In attempting to obtain some idea of the debate, I found that only the Friends of the Earth’s site (www.foe.org.uk/climatechange/) has links to the ‘nay-sayers’ and ‘sceptical scientists’, including three recently formed coalitions funded (primarily) by car manufacturers, oil producers, chemical firms and electricity companies, one of which with the apt or indeed ill-chosen acronym ICCP, for International Climate Change Partnership, potentially to be confused with the IPCC. Apart from FOE’s web-typical and simple list o’ links, no site gave anything approaching a general picture of the debate. Each organisation kept to its own positions, occasionally referring to (but not linking) others’.

Thereupon I returned to one idea sketched last year in an article ‘The Future of Science & Technology Studies on the Web’, i.e., the development of ‘evolving discourse sites’. [3] I now believe it could be the first step in developing an exhibition on controversy; it’s also an exhibition in itself, potentially available to any museum all the time.

The discussions began in our seminar on ‘virtual science centers’, with the lead question ‘Are Science Centers Doomed by the Net?, which was raised at the First Science Centre World Congress at Vantaa, Finland in 1996, in conference papers we read by James Bradburne (of newMetropolis), Drew Ann Wake and others. In our web seminar, we found that science centers generally add little value to their institutions through their web sites; they largely only weakly mirror what’s inside the buildings, allowing us to conclude in the least that some institutional web sites may very well doom their institutions. (In particular the students picked on the Hong Kong Science Center’s site. [4])

After class a number of students and I discussed the idea of evolving discourse sites, or dynamic debate maps on the web. Questions arose as to the amount and timeliness of the information on the web, or whether indeed the positions taken by the key actors and organisations on issues are present. It’s certainly worthy of study across issues, but from the climate sites at least I felt fairly confident that the salient issues and relevant actors were all very much present. I also didn’t find the issue of overimportance, for we could just as well dub it the ‘climate change debate on the web’, one debate site or location among many.

The debate or discourse sites (we thought) could have at least three layers: the debate map, depicting (creatively, in an ‘image map’) the issues, positions and actors. For climate change, one could begin with the various stands taken on proposed greenhouse gas emission rate reductions, which range from ‘business as usual’ scenarios (e.g., by the Australian Government) to drastic declines (e.g., by Greenpeace). The second layer of the site would be internal pages, or our own material collected on the ‘Science(s) of Climate Change’, while the third layer would be hot links to the major players. With this third layer, the debate site would be ‘dynamic’, for the major players continually update and revise their positions. If previous positions have been saved (in more internal pages on the site), the debate site also would include an ‘archaeology of the controversy’, interesting for researchers and visitors alike. (Such an archaeology also could reveal that ‘controversy’ had or had not continued while the established print and broadcast media were less interested.) Thus, instead of going to the newspapers for the controversy, as so many museums seem to do, we would go to the sources, continually. We also thought most any socio-scientific debate could be so web-rendered. Plans are now afoot to make a small series of such sites.

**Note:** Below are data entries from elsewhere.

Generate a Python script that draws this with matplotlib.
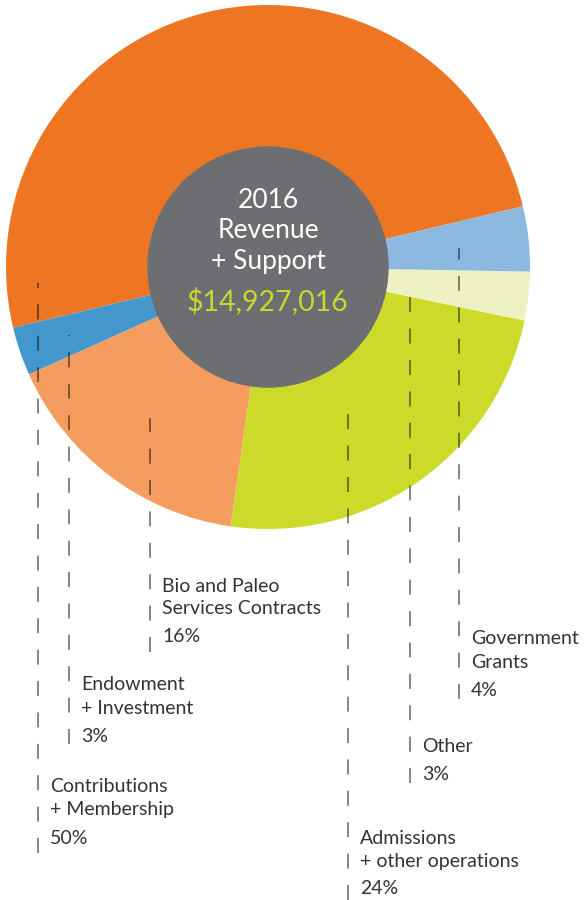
import matplotlib.pyplot as plt
from matplotlib.patches import Circle

plt.rcParams['font.family'] = ['Lato', 'DejaVu Sans']
plt.rcParams['lines.scale_dashes'] = False

# pie data, in drawing order (counter-clockwise from the orange slice)
categories = ['Contributions\n+ Membership', 'Endowment\n+ Investment',
              'Bio and Paleo\nServices Contracts', 'Admissions\n+ other operations',
              'Other', 'Government\nGrants']
values = [50, 3, 16, 24, 3, 4]
colors = ['#EE7623', '#4497CC', '#F59D5E', '#CCDB2A', '#EEF2C2', '#8DB8DF']

total_label = '$14,927,016'
title_lines = ['2016', 'Revenue', '+ Support']

H = 900  # figure height in px, used to flip y


def fy(y):
    return H - y


fig = plt.figure(figsize=(5.88, 9.0), dpi=100)
ax = fig.add_axes([0, 0, 1, 1])

ax.pie(values, colors=colors, startangle=13.4, counterclock=True,
       center=(268, fy(267)), radius=262, frame=True,
       wedgeprops={'linewidth': 0})

ax.add_patch(Circle((268, fy(267)), 120, color='#6D6E71', zorder=3))
for t, y in zip(title_lines, [201, 231, 262]):
    ax.text(268, fy(y), t, ha='center', va='center', color='white',
            fontsize=19, zorder=4)
ax.text(268, fy(301), total_label, ha='center', va='center', color='#C9D72E',
        fontsize=20.5, zorder=4)

# leader lines: x, top y, bottom y, text y positions
leaders = [
    (38, 283, 853, (787, 810, 839)),
    (69, 335, 744, (685, 708, 737)),
    (150, 418, 652, (586, 609, 637)),
    (348, 400, 900, (838, 861, 889)),
    (410, 285, 783, (746, None, 775)),
    (459, 248, 699, (639, 663, 690)),
]

for (x, y0, y1, ys), name, v in zip(leaders, categories, values):
    ax.plot([x, x], [fy(y1), fy(y0)], color='black', alpha=0.6, linewidth=1.1,
            linestyle=(0, (10.8, 11.8)), zorder=5)
    parts = name.split('\n')
    ax.text(x + 12, fy(ys[0]), parts[0], va='center', ha='left',
            fontsize=14, color='#333333')
    if ys[1] is not None:
        ax.text(x + 12, fy(ys[1]), parts[1], va='center', ha='left',
                fontsize=14, color='#333333')
    ax.text(x + 12, fy(ys[2]), f'{v}%', va='center', ha='left',
            fontsize=14, color='#333333')

ax.set_xlim(0, 588)
ax.set_ylim(0, 900)
ax.set_aspect('equal')
ax.axis('off')

fig.savefig('out.png', dpi=100)
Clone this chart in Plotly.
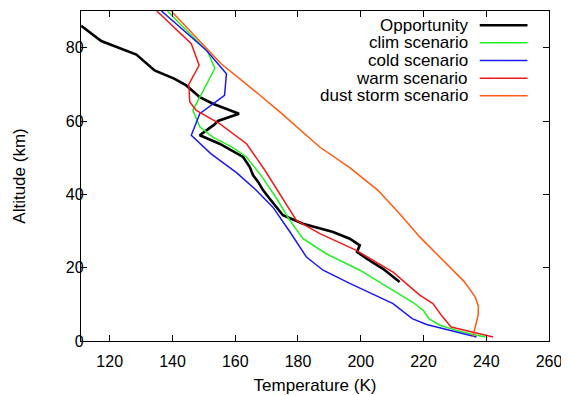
import plotly.graph_objects as go

# ---- data (temperature in K, altitude in km) ----
opp_T = [110.9, 117.3, 128.5, 134.3, 140.7, 144.4, 148.7, 152.9, 161.2, 154.5, 153.3, 148.7,
         155.0, 162.5, 164.6, 165.7, 167.3, 168.9, 171.0, 173.1, 175.2, 181.6, 191.2, 196.5,
         199.7, 198.8, 201.8, 207.1, 212.4]
opp_z = [86.0, 81.8, 78.1, 73.8, 71.5, 69.7, 66.5, 64.7, 62.0, 60.0, 59.0, 56.1,
         53.8, 50.2, 47.5, 45.2, 43.4, 41.1, 38.8, 36.5, 34.3, 32.0, 29.7, 27.9,
         26.1, 24.3, 22.5, 19.7, 16.1]

clim_T = [138.4, 151.3, 153.5, 146.5, 148.7, 152.9, 159.0, 163.6, 168.6, 173.1, 177.4, 181.6,
          189.0, 199.7, 210.3, 216.7, 220.0, 221.8, 225.2, 230.5, 235.8, 239.7]
clim_z = [90.0, 78.8, 74.3, 62.9, 58.4, 55.6, 52.9, 50.2, 44.7, 39.0, 32.9, 27.9,
          23.8, 19.3, 13.8, 10.5, 8.3, 6.0, 4.3, 2.9, 1.8, 1.1]

cold_T = [136.5, 150.8, 157.2, 156.6, 148.7, 146.0, 152.2, 160.4, 166.7, 172.0, 177.4, 182.7,
          188.0, 196.5, 210.3, 216.4, 221.0, 228.3, 236.9]
cold_z = [90.0, 79.3, 72.9, 67.0, 62.0, 56.1, 51.1, 45.9, 41.1, 36.5, 29.8, 22.9,
          19.3, 15.7, 10.2, 6.1, 4.5, 2.9, 1.1]

warm_T = [135.0, 146.0, 148.5, 145.2, 145.5, 147.6, 155.0, 163.6, 169.5, 174.0, 177.5, 179.5,
          187.0, 198.6, 210.3, 218.8, 223.0, 225.9, 228.8, 233.6, 242.2]
warm_z = [90.0, 81.1, 75.2, 70.0, 65.2, 62.9, 59.3, 53.8, 46.5, 40.5, 35.6, 32.9,
          29.3, 24.7, 18.8, 12.5, 10.2, 6.8, 3.8, 2.9, 1.1]

dust_T = [139.6, 155.5, 167.2, 174.2, 186.9, 196.5, 205.5, 212.4, 218.8, 226.7, 233.0, 236.5,
          237.5, 237.4, 236.3, 235.7]
dust_z = [90.0, 75.6, 67.5, 62.5, 52.9, 47.3, 41.1, 34.7, 28.4, 21.6, 16.2, 12.0,
          9.5, 7.0, 3.4, 1.1]

names = ["Opportunity", "clim scenario", "cold scenario", "warm scenario", "dust storm scenario"]
colors = ["#000000", "#22ee22", "#1a1aee", "#ee1a1a", "#ff5a10"]
widths = [2.6, 1.5, 1.5, 1.5, 1.5]
series = [(opp_T, opp_z), (clim_T, clim_z), (cold_T, cold_z), (warm_T, warm_z), (dust_T, dust_z)]

x_ticks = [120, 140, 160, 180, 200, 220, 240, 260]
y_ticks = [0, 20, 40, 60, 80]

FONT = "Liberation Sans"

fig = go.Figure()
for (t, z), n, c, w in zip(series, names, colors, widths):
    fig.add_trace(go.Scatter(x=t, y=z, mode="lines", name=n,
                             line=dict(color=c, width=w), showlegend=False))

# gnuplot-style key: right-aligned text with sample line on the right
row0, step = 0.957, 0.0535
for i, (n, c, w) in enumerate(zip(names, colors, widths)):
    yy = row0 - i * step
    fig.add_annotation(x=0.829, y=yy, xref="paper", yref="paper", text=n,
                       showarrow=False, xanchor="right", yanchor="middle", borderpad=0,
                       font=dict(family=FONT, size=17, color="black"))
    fig.add_shape(type="line", xref="paper", yref="paper",
                  x0=0.852, x1=0.954, y0=yy, y1=yy,
                  line=dict(color=c, width=w))

axis_common = dict(showline=True, linecolor="black", linewidth=1.3, mirror="ticks",
                   ticks="inside", ticklen=6, tickwidth=1.3, tickcolor="black",
                   showgrid=False, zeroline=False,
                   tickfont=dict(family=FONT, size=16, color="black"))

fig.update_xaxes(range=[110.85, 260], tickvals=x_ticks, ticklabeloverflow="allow",
                 ticklabelstandoff=6,
                 title=dict(text="Temperature (K)", font=dict(family=FONT, size=17, color="black"),
                            standoff=12),
                 **axis_common)
fig.update_yaxes(range=[0, 90], tickvals=y_ticks, ticklabelstandoff=-7,
                 title=dict(text="Altitude (km)", font=dict(family=FONT, size=17, color="black"),
                            standoff=35),
                 **axis_common)

# the page body keeps its default 8px margin, so the figure is shifted by 8px
fig.update_layout(width=561, height=387,
                  margin=dict(l=73, r=20, t=3, b=54, autoexpand=False),
                  paper_bgcolor="white", plot_bgcolor="white",
                  font=dict(family=FONT))

fig.write_html("out.html")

I will note here that the climate change sources, from Greenpeace over the IPCC to Shell, have ‘popularised’ their positions on climate change in their initial web pages, and many of the popularisations come back in their longer pieces, deeper in the sites. The popularisations are sometimes used there as headings and catchwords (easy to remember and to communicate as short-hand references), reflecting the point made in the lecture by Ulrike Felt of the University of Vienna that ‘science’ and ‘science popularisation’ cannot be separated. [5] (She argued that popularisation is a ‘creative act’ that feeds back into the ‘science’ and vice versa, on and on.) Thus, in making the discourse sites, the museum needn’t ‘popularise’ the debate or controversy, and thereby potentially implicate themselves in it. That popularisation job’s been done by the actors and organisations themselves. Seen from this perspective, the museum would capture and render conflicting ‘popularisations’ and the sciences and interests behind them.

Finally, while it is also worthy of study, I will assume for the time being that the museum as revered institution enjoys (as NGOs) a rather high level of public trust in its ability to generate credible knowledge claims. If it is to live up to that reputation while indeed taking on controversies (and not merely making them to make money, as was pointed out, also by Boylan in his ethics & commerce lecture), sociological debate mapping and rendering skills leading to dynamic controversy maps available world-wide could very well be a promising way forward.

Notes

  1. See Rogers, R., “Managing British Public Opinion of the Channel Tunnel,” Technology & Culture, 36 (1995), 636-640.

  2. See Mintz, A., Communicating Controversy: Science Museums and Issues Education, Association of Science-Technology Centers, Washington, DC, 1995.

  3. See Rogers, R., “The Future of Science & Technology Studies on the Web,” EASST Review, June, 1996, pp. 25-27.

  4. The other complaint concerned sites primarily designed for high-end computing; we had difficulty accessing their full breadth and scope, in a two-hour seminar. The one (low-tech) site we found which added value to the institution was that of the International Museum of Surgical Science, at www.imss.org, with its Interactive Antique Illness challenge.

  5. A shortened version of her lecture was published as Felt, U., “De relatie tussen wetenschap en haar populaire representaties,” Tijdschrift voor Wetenschap, Technologie & Samenleving, 5, 4, 1997, pp. 132-135. A volume on the entire lecture & seminar series is in the works.